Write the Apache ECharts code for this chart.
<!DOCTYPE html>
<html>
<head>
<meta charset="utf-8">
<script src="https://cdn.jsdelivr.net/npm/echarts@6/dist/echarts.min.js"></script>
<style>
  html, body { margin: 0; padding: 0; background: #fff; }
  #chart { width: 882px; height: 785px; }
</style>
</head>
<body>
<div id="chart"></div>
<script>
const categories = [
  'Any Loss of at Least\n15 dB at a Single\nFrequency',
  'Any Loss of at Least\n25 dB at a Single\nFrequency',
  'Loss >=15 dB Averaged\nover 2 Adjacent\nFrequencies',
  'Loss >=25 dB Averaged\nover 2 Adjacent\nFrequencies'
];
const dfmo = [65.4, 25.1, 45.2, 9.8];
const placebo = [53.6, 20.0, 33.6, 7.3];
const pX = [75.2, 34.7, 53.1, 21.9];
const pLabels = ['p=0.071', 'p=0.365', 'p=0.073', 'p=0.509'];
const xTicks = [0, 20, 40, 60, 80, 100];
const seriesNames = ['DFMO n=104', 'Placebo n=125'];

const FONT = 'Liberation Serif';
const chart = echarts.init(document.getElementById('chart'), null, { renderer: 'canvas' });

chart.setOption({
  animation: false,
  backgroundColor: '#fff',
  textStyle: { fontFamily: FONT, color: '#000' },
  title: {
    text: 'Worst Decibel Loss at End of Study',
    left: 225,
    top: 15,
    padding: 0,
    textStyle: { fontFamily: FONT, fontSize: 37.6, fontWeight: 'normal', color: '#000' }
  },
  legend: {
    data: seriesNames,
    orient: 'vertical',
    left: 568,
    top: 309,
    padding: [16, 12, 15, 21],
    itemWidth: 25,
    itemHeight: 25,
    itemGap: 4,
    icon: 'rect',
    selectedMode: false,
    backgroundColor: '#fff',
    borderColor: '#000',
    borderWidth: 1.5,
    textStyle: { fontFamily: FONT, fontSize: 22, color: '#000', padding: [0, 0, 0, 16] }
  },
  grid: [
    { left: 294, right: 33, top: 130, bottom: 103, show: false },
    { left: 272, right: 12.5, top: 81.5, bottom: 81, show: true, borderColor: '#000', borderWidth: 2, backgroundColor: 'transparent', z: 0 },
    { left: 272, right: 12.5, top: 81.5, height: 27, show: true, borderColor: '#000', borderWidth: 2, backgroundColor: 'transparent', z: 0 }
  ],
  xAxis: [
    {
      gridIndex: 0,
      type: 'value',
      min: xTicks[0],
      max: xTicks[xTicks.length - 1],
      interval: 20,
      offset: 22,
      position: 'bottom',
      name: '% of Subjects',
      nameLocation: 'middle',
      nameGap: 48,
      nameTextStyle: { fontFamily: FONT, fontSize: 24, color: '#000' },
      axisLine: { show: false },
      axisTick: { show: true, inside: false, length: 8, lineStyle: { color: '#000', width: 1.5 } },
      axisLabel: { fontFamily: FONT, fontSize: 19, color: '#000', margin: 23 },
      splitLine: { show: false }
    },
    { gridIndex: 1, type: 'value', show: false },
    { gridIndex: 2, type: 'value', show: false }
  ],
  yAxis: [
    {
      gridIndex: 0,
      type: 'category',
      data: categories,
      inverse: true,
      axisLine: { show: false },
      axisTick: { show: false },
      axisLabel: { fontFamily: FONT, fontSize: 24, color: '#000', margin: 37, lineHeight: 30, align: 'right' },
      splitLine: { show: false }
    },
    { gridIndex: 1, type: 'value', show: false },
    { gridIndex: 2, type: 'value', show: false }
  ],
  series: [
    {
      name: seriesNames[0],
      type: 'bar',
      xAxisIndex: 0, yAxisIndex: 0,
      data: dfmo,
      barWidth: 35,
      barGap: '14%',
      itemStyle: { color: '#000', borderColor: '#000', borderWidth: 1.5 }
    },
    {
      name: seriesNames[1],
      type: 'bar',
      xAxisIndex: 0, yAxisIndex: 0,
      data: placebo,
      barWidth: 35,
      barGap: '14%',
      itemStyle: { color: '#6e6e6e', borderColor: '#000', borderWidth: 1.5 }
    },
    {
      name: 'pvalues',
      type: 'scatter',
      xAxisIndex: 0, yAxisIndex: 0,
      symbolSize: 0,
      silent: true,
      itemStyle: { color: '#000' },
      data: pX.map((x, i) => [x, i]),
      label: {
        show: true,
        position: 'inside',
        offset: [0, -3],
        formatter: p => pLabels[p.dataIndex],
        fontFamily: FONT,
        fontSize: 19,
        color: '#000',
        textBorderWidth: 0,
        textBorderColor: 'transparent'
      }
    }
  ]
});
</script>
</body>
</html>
+--
### STATED EXERCISE
Reproduce the full listing word for word.

### OUTPUT FOR THIS TASK
Write the Apache ECharts code for this chart.
<!DOCTYPE html>
<html>
<head>
<meta charset="utf-8">
<script src="https://cdn.jsdelivr.net/npm/echarts@6/dist/echarts.min.js"></script>
<style>
  html, body { margin: 0; padding: 0; background: #fff; }
  #chart { width: 882px; height: 785px; }
</style>
</head>
<body>
<div id="chart"></div>
<script>
const categories = [
  'Any Loss of at Least\n15 dB at a Single\nFrequency',
  'Any Loss of at Least\n25 dB at a Single\nFrequency',
  'Loss >=15 dB Averaged\nover 2 Adjacent\nFrequencies',
  'Loss >=25 dB Averaged\nover 2 Adjacent\nFrequencies'
];
const dfmo = [65.4, 25.1, 45.2, 9.8];
const placebo = [53.6, 20.0, 33.6, 7.3];
const pX = [75.2, 34.7, 53.1, 21.9];
const pLabels = ['p=0.071', 'p=0.365', 'p=0.073', 'p=0.509'];
const xTicks = [0, 20, 40, 60, 80, 100];
const seriesNames = ['DFMO n=104', 'Placebo n=125'];

const FONT = 'Liberation Serif';
const chart = echarts.init(document.getElementById('chart'), null, { renderer: 'canvas' });

chart.setOption({
  animation: false,
  backgroundColor: '#fff',
  textStyle: { fontFamily: FONT, color: '#000' },
  title: {
    text: 'Worst Decibel Loss at End of Study',
    left: 225,
    top: 15,
    padding: 0,
    textStyle: { fontFamily: FONT, fontSize: 37.6, fontWeight: 'normal', color: '#000' }
  },
  legend: {
    data: seriesNames,
    orient: 'vertical',
    left: 568,
    top: 309,
    padding: [16, 12, 15, 21],
    itemWidth: 25,
    itemHeight: 25,
    itemGap: 4,
    icon: 'rect',
    selectedMode: false,
    backgroundColor: '#fff',
    borderColor: '#000',
    borderWidth: 1.5,
    textStyle: { fontFamily: FONT, fontSize: 22, color: '#000', padding: [0, 0, 0, 16] }
  },
  grid: [
    { left: 294, right: 33, top: 130, bottom: 103, show: false },
    { left: 272, right: 12.5, top: 81.5, bottom: 81, show: true, borderColor: '#000', borderWidth: 2, backgroundColor: 'transparent', z: 0 },
    { left: 272, right: 12.5, top: 81.5, height: 27, show: true, borderColor: '#000', borderWidth: 2, backgroundColor: 'transparent', z: 0 }
  ],
  xAxis: [
    {
      gridIndex: 0,
      type: 'value',
      min: xTicks[0],
      max: xTicks[xTicks.length - 1],
      interval: 20,
      offset: 22,
      position: 'bottom',
      name: '% of Subjects',
      nameLocation: 'middle',
      nameGap: 48,
      nameTextStyle: { fontFamily: FONT, fontSize: 24, color: '#000' },
      axisLine: { show: false },
      axisTick: { show: true, inside: false, length: 8, lineStyle: { color: '#000', width: 1.5 } },
      axisLabel: { fontFamily: FONT, fontSize: 19, color: '#000', margin: 23 },
      splitLine: { show: false }
    },
    { gridIndex: 1, type: 'value', show: false },
    { gridIndex: 2, type: 'value', show: false }
  ],
  yAxis: [
    {
      gridIndex: 0,
      type: 'category',
      data: categories,
      inverse: true,
      axisLine: { show: false },
      axisTick: { show: false },
      axisLabel: { fontFamily: FONT, fontSize: 24, color: '#000', margin: 37, lineHeight: 30, align: 'right' },
      splitLine: { show: false }
    },
    { gridIndex: 1, type: 'value', show: false },
    { gridIndex: 2, type: 'value', show: false }
  ],
  series: [
    {
      name: seriesNames[0],
      type: 'bar',
      xAxisIndex: 0, yAxisIndex: 0,
      data: dfmo,
      barWidth: 35,
      barGap: '14%',
      itemStyle: { color: '#000', borderColor: '#000', borderWidth: 1.5 }
    },
    {
      name: seriesNames[1],
      type: 'bar',
      xAxisIndex: 0, yAxisIndex: 0,
      data: placebo,
      barWidth: 35,
      barGap: '14%',
      itemStyle: { color: '#6e6e6e', borderColor: '#000', borderWidth: 1.5 }
    },
    {
      name: 'pvalues',
      type: 'scatter',
      xAxisIndex: 0, yAxisIndex: 0,
      symbolSize: 0,
      silent: true,
      itemStyle: { color: '#000' },
      data: pX.map((x, i) => [x, i]),
      label: {
        show: true,
        position: 'inside',
        offset: [0, -3],
        formatter: p => pLabels[p.dataIndex],
        fontFamily: FONT,
        fontSize: 19,
        color: '#000',
        textBorderWidth: 0,
        textBorderColor: 'transparent'
      }
    }
  ]
});
</script>
</body>
</html>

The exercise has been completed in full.